Modelling the Best Way to Reduce Global Carbon Emissions


2 °C and SDGs: united they stand, divided they fall? (16 page pdf, Christoph von Stechow, Jan C Minx, Keywan Riahi, Jessica Jewell, David L McCollum, Max W Callaghan, Christoph Bertram, Gunnar Luderer and Giovanni Baiocchi, Environmental Research Letters, Mar. 16, 2016)

Also discussed here: Short-sighted climate policy jeopardizes other UN sustainable development goals (International Institute for Applied Systems Analysis News, Mar. 16, 2016)

Today we review the results from 7 “integrated” models which were used to assess 20 scenarios for each decade out to 2050 while considering the 17 Sustainable Development Goals (SDGs) and 169 targets and the agreement to limit global climate warming to 2 deg C, set out in the recent COP 21 conference in Paris.
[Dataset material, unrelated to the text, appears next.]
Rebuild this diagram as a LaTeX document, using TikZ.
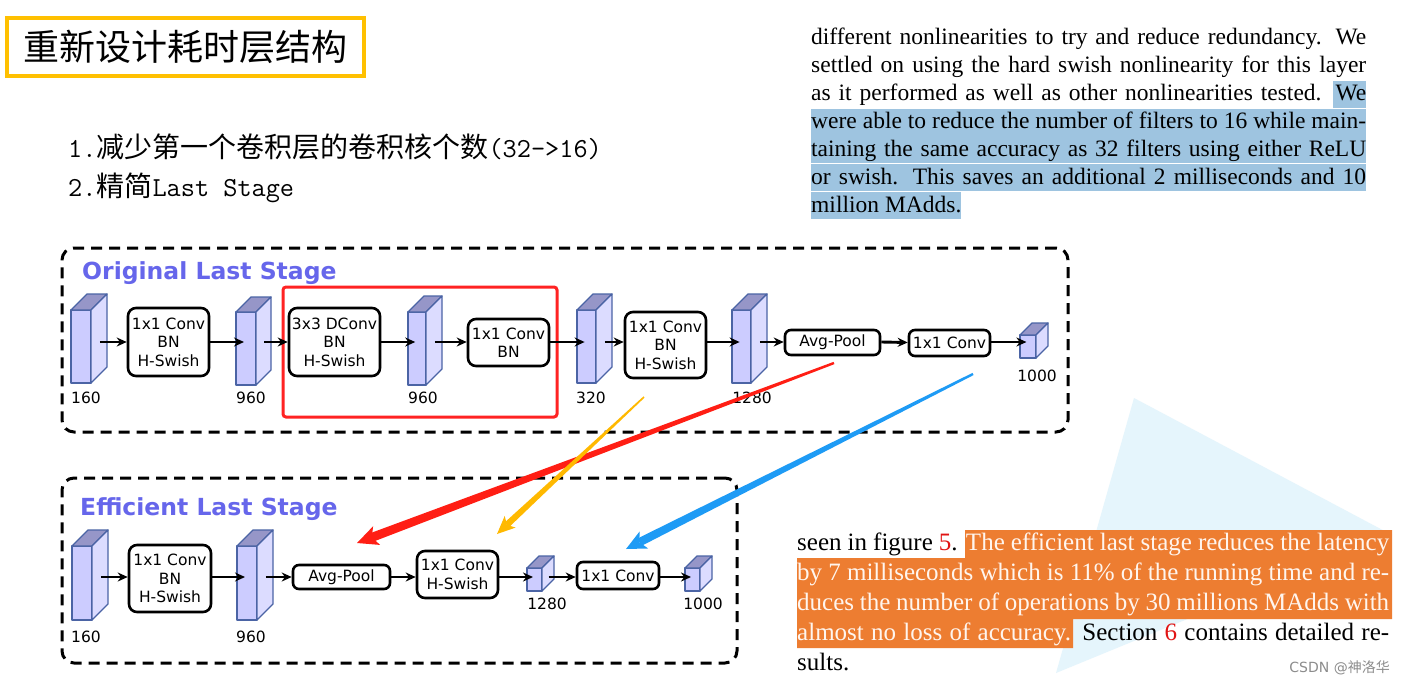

Some carbon emission reduction strategies have emphasized economic impacts alone, failing to take into account wider social and environmental implications.

Application of carbon pricing to transportation, for example, has a greater potential for lowering emissions in the near term because of the short turn-around needed for technological improvements (e.g. electric vehicles) and the quick responsiveness of users to fuel price changes. On the other hand, a major increase in energy prices can have major impacts on the poor in developing countries, unless their concerns are accommodated in some way.

Another significant finding from this research is the impact of delaying the reduction of energy while waiting for potential non carbon energy technologies to become cost effective and widely used, such as BioEnergy(BE), Carbon Capture and Storage (CCS) and Low Energy Nuclear Reaction (LENR). The modelling indicates that delaying climate mitigation in the short term, to give time for these technologies to emerge, leads to more risk and costs in the long term if the 2 deg goal is to be met.